I used to wear a lot of dresses. But then I had children. My shape changed, my bust got bigger, then smaller, then bigger and then went a little further south. Clothes had to accommodate breastfeeding…for years, it seemed. Even skirts were tricky for a while, as they were lifted, hidden under and dragged on.
But there is nothing nicer in summer than a simple dress and sandals. So here are some recent additions from when the weather was a tad warmer.
This dress is made from some cheap cotton lawn from Darn Cheap Fabrics, such an inspiring name! It is one of those single role, designer excess places. I have no idea where the cotton was grown and processed but probably China. The flimsy cotton was made more substantial with a calico lining for the bodice made of old muslins. You can still see my notes from other dresses scrawled on a piece.
As part of my Costume Changes project, I am exploring fibres new to me, spreading my ecological footprint in a mix of fibres, old and new. And making mistakes. And encountering some discomforting information.
This next frock is made with viscose. For the longest time I thought viscose and rayon were synthetic fibres and steered clear. In fact, they are semi-synthetics, made from plant sources like sugar cane and bamboo but their cellulose is extracted through a chemical process and extruded into fibres. The process was invented in the late 19c as an artifical silk…silk for the masses. They are biodegrable. Sounded OK.
The pattern is the Washi dress from MadeByRae, made in the small size with the cut out. This was my first experience with viscose. It seems to stretch length ways so the neckline hangs lower than I am comfortable. I raised the shoulders but the neckline still seems to be heading down! If I was to use viscose again, I would hang the fabric first before cutting. It feels good on, breathes and has a drape and swing that it just lovely.

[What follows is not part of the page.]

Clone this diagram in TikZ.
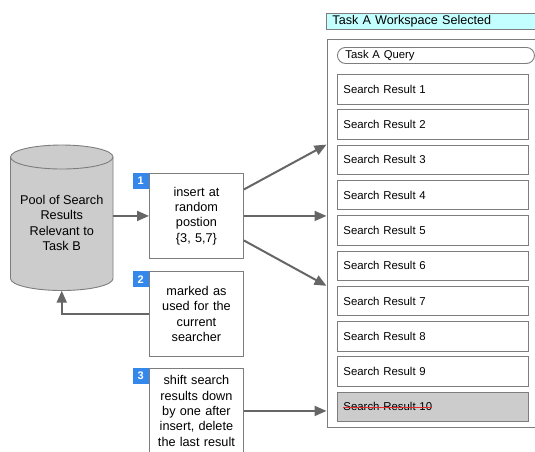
\documentclass[tikz,border=0pt]{standalone}
\usepackage{fontspec}
\setmainfont{Liberation Sans}
\usetikzlibrary{arrows.meta,calc}
\definecolor{linegray}{RGB}{125,125,125}
\definecolor{arrgray}{RGB}{102,102,102}
\definecolor{cylfill}{RGB}{204,204,204}
\definecolor{hdrfill}{RGB}{196,255,255}
\definecolor{badgeblue}{RGB}{52,136,235}
\definecolor{strikered}{RGB}{225,45,45}
\begin{document}
\begin{tikzpicture}[x=1pt,y=1pt,
  stepbox/.style={draw=linegray, line width=0.9pt, fill=white, minimum width=94pt, minimum height=85pt, text width=88pt, align=center, inner sep=0pt, font=\fontsize{12.7}{15.3}\selectfont, anchor=north west},
  badge/.style={fill=badgeblue, text=white, font=\bfseries\fontsize{11}{11}\selectfont, minimum size=16pt, inner sep=0pt, anchor=north east},
  result/.style={draw=linegray, line width=0.9pt, fill=white, minimum height=29.5pt, text width=179pt, inner xsep=6pt, inner ysep=0pt, align=left, anchor=north west, font=\fontsize{11.4}{13}\selectfont},
  conn/.style={draw=arrgray, line width=2pt, -{Triangle[length=12pt,width=10pt]}},
]
\useasboundingbox (0,0) rectangle (535,-451);
\clip (0,0) rectangle (535,-451);

% header bar
\node[draw=linegray, fill=hdrfill, line width=0.9pt, anchor=north west, minimum width=240pt, minimum height=16.5pt, inner xsep=6pt, inner ysep=0pt, text width=228pt, align=left, font=\fontsize{12.6}{14}\selectfont] (hdr) at (326,-12.5) {Task A Workspace Selected};

% outer workspace frame
\node[draw=linegray, line width=0.9pt, anchor=north west, minimum width=240pt, minimum height=388pt, inner sep=0pt] (outer) at (326.5,-39) {};

% query pill
\node[draw=linegray, line width=0.9pt, rounded corners=8pt, fill=white, anchor=north west, minimum width=197pt, minimum height=16pt, inner xsep=8pt, inner ysep=0pt, text width=181pt, align=left, font=\fontsize{11.3}{13}\selectfont] (query) at (337,-47) {Task A Query};

% search results
\foreach \i in {1,...,9} {
  \node[result] (sr\i) at (337,{-74-(\i-1)*35.3}) {Search Result \i};
}
\node[result, fill=cylfill] (sr10) at (337,{-74-9*35.3}) {Search Result 10};
\draw[strikered, line width=0.7pt] ([xshift=6pt,yshift=-0.5pt]sr10.west) -- ++(89,0);

% cylinder
\fill[cylfill] (10.5,-157) -- (10.5,-278.5) arc[start angle=180,end angle=360,x radius=51.25pt,y radius=12pt] -- (113,-157) arc[start angle=0,end angle=180,x radius=51.25pt,y radius=12pt] -- cycle;
\draw[linegray, line width=0.9pt] (10.5,-157) -- (10.5,-278.5) arc[start angle=180,end angle=360,x radius=51.25pt,y radius=12pt] -- (113,-157) arc[start angle=0,end angle=180,x radius=51.25pt,y radius=12pt] -- cycle;
\draw[linegray, line width=0.9pt] (10.5,-157) arc[start angle=180,end angle=360,x radius=51.25pt,y radius=12pt];
\node[minimum width=102.5pt, minimum height=145.5pt, inner sep=0pt] (pool) at (61.75,-217.75) {};
\node[align=center, inner sep=0pt, font=\fontsize{12.7}{15.5}\selectfont] (pooltext) at (61.75,-223) {Pool of Search\\Results\\Relevant to\\Task B};

% step boxes
\node[stepbox] (box1) at (149,-173) {insert at\\random\\postion\\\{3, 5,7\}};
\node[stepbox] (box2) at (149,-271) {marked as\\used for the\\current\\searcher};
\node[stepbox] (box3) at (149,-368) {shift search\\results down\\by one after\\insert, delete\\the last result};
\node[badge] (b1) at (box1.north west) {1};
\node[badge] (b2) at (box2.north west) {2};
\node[badge] (b3) at (box3.north west) {3};

% connectors
\draw[conn] (pool.east |- box1.west) -- (box1.west);
\draw[conn] (box2.west) -- (pool.south |- box2.west) -- (pool.south);
\draw[conn] ([yshift=26.5pt]box1.east) -- (outer.west |- sr3.north);
\draw[conn] (box1.east) -- (box1.east -| outer.west);
\draw[conn] ([yshift=-24.5pt]box1.east) -- (outer.west |- sr7.north);
\draw[conn] (box3.east) -- (box3.east -| outer.west);
\end{tikzpicture}
\end{document}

Then I did some more research and found out that whilst viscose/rayon is biodegradable, it contributes over half the microplastic fibres in the ocean, its manufacturing process produces significant pollutants and only one method of producing rayon (lyocell method) is considered to have any environmental benefits. So, is it really an alternative to synthetics or cotton? Possibly…but not in a way that leaves me feeling even vaguely comfortable.
My next dress was another washi dress but made in linen from Lithuania via The Drapery. This linen has been presoftened through washing to produce a very drapey handle. Linen production typically takes place on land that is unsuitable for food crops and does not require irrigation or fertiliser. It is more durable than cotton. It is a great replacement for cotton if dressmaking with new fabrics although you need to embrace that wrinkled look.
I cut out the same size as the previous dress and this one fits perfectly! The neckline is modest and has not grown during wearing.
Aside from the elastic casing for the gathered back, my only other modification was to add a Peter Pan style collar to the front neck. It is fixed into the shoulder seams. See how it lifts away from the dress? Next time I make a Peter Pan collar, I will cut the underside slightly smaller so it curves towards the dress as per this great tutorial from Sewaholic. This is a cracker of a dress and layers really well with three quarter length wide leg trousers or tights. This will take me through winter and summer in Melbourne.
In conclusion…I will give linen another go but goodness, secondhand fabrics and repurposing is just a whole lot less fraught really.